Treat global propagation as the kill switch, not the default. Quicksilver propagating worldwide in seconds is the right tool for "turn this off everywhere" or "patch the active CVE". It is the wrong default for "deploy a new rule": the cost of a slow rollout (minutes per region) is the upper bound on the blast radius of a bug. Cloudflare's SOP changes announced after the outage include a staged rollout path for managed rules while retaining the emergency global lane. Two paths, two purposes, two SLAs.

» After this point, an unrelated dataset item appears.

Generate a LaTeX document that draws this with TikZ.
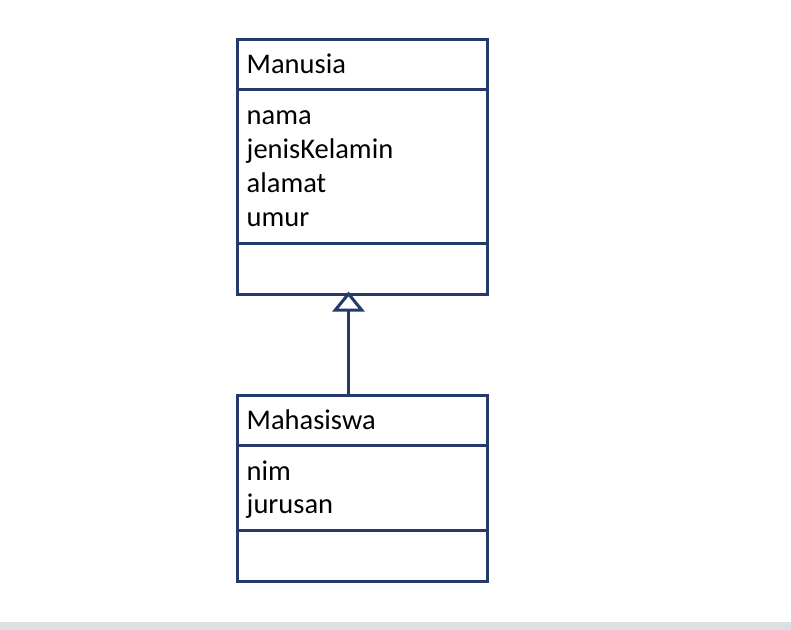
\documentclass[tikz,border=0pt]{standalone}
\usepackage{fontspec}
\setmainfont{Carlito}
\usetikzlibrary{arrows.meta}
\definecolor{navy}{RGB}{37,58,106}
\definecolor{barg}{RGB}{222,223,224}
\tikzset{
  comp/.style={draw=navy, line width=3bp, inner sep=0pt, outer sep=0pt, minimum width=250bp, anchor=north west},
  lbl/.style={anchor=base west, inner sep=0pt, font=\fontsize{28.6pt}{34pt}\selectfont, text=black},
  inherit/.style={draw=navy, line width=3bp, -{Triangle[open, length=20bp, width=32bp, line width=3bp]}}
}
\begin{document}
\begin{tikzpicture}[x=1bp, y=-1bp]
\useasboundingbox (0,0) rectangle (791,630);
\fill[barg] (0,622) rectangle (791,630);
% Manusia
\node[comp, minimum height=50bp] (m1) at (237.5,39.5) {};
\node[comp, minimum height=154bp] (m2) at (237.5,89.5) {};
\node[comp, minimum height=51bp] (m3) at (237.5,243.5) {};
\node[lbl] (mname) at (246.5,74) {Manusia};
\node[lbl] (ma1) at (246.5,125) {nama};
\node[lbl] (ma2) at (246.5,159) {jenisKelamin};
\node[lbl] (ma3) at (246.5,192.5) {alamat};
\node[lbl] (ma4) at (246.5,226.5) {umur};
% Mahasiswa
\node[comp, minimum height=50bp] (s1) at (237.5,395.5) {};
\node[comp, minimum height=85bp] (s2) at (237.5,445.5) {};
\node[comp, minimum height=51bp] (s3) at (237.5,530.5) {};
\node[lbl] (sname) at (246.5,429) {Mahasiswa};
\node[lbl] (sa1) at (246.5,480) {nim};
\node[lbl] (sa2) at (246.5,513.5) {jurusan};
% generalization
\draw[inherit, shorten >=-3bp] (s1.north -| 348.5,0) -- (m3.south -| 348.5,0);
\end{tikzpicture}
\end{document}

Three Layers, One Budget 1 ■ Engine with runtime guarantees RE2 (Google, 2010) and Rust regex crate — refuse exponential patterns at compile time, linear in input 2 ■ Cap from outside the engine FreeBSD rctl(8) for CPU and memory; ulimit -t; one worker per request with a hard kill-after timeout 3 ■ Global propagation as kill switch, not default Two paths, two SLAs; control plane on a separate failure domain from the network it controls

The FreeBSD context is worth pausing on. The BSD camp has been arguing for runtime-bounded execution at the kernel boundary for decades: rctl for CPU and memory caps, jails for blast-radius containment, Capsicum for capability-level sandboxing, the Unix-traditional discipline of one job per process with a clean exit path. None of this needed to be invented in 2019. It needed to be applied at the point where the WAF was making decisions in the request hot path. The Cloudflare team has applied the equivalent answers since; the lesson, for the rest of the industry, is that the equivalent answers exist and have been quietly proven for a long time.

Where It Travels

Cloudflare runs the WAF, but the pattern is everywhere a regex meets user input:

  • Every Web Application Firewall. Cloudflare, AWS WAF, F5, ModSecurity, custom-built rules
  • Every intrusion detection or prevention system. Suricata, Zeek and snort all run rule sets containing regex against packet payloads or extracted strings
  • Every centralised logging stack. Splunk, Elastic and Datadog and similar systems regex inbound log lines for parsing and routing. A pathological message can melt the parsing tier
  • Every JSON or GraphQL schema validator that supports pattern keywords. A schema author can write a ReDoS into an API definition without realising it
  • Every text-classification or content-moderation pipeline that runs regex on user-submitted content as a first-pass filter
  • Every Python re application on a streaming source, where one bad input can stall the whole stream
  • Every dashboard that runs on the platform it monitors. This is not the regex lesson; it is its travelling companion. A status page, a kill-switch console or a deployment dashboard that depends on the same infrastructure it controls will be unreachable exactly when it is needed

Forty-five characters of expression, twenty-seven minutes of internet. The engine did exactly what the regex asked for. The architecture decided what exactly meant.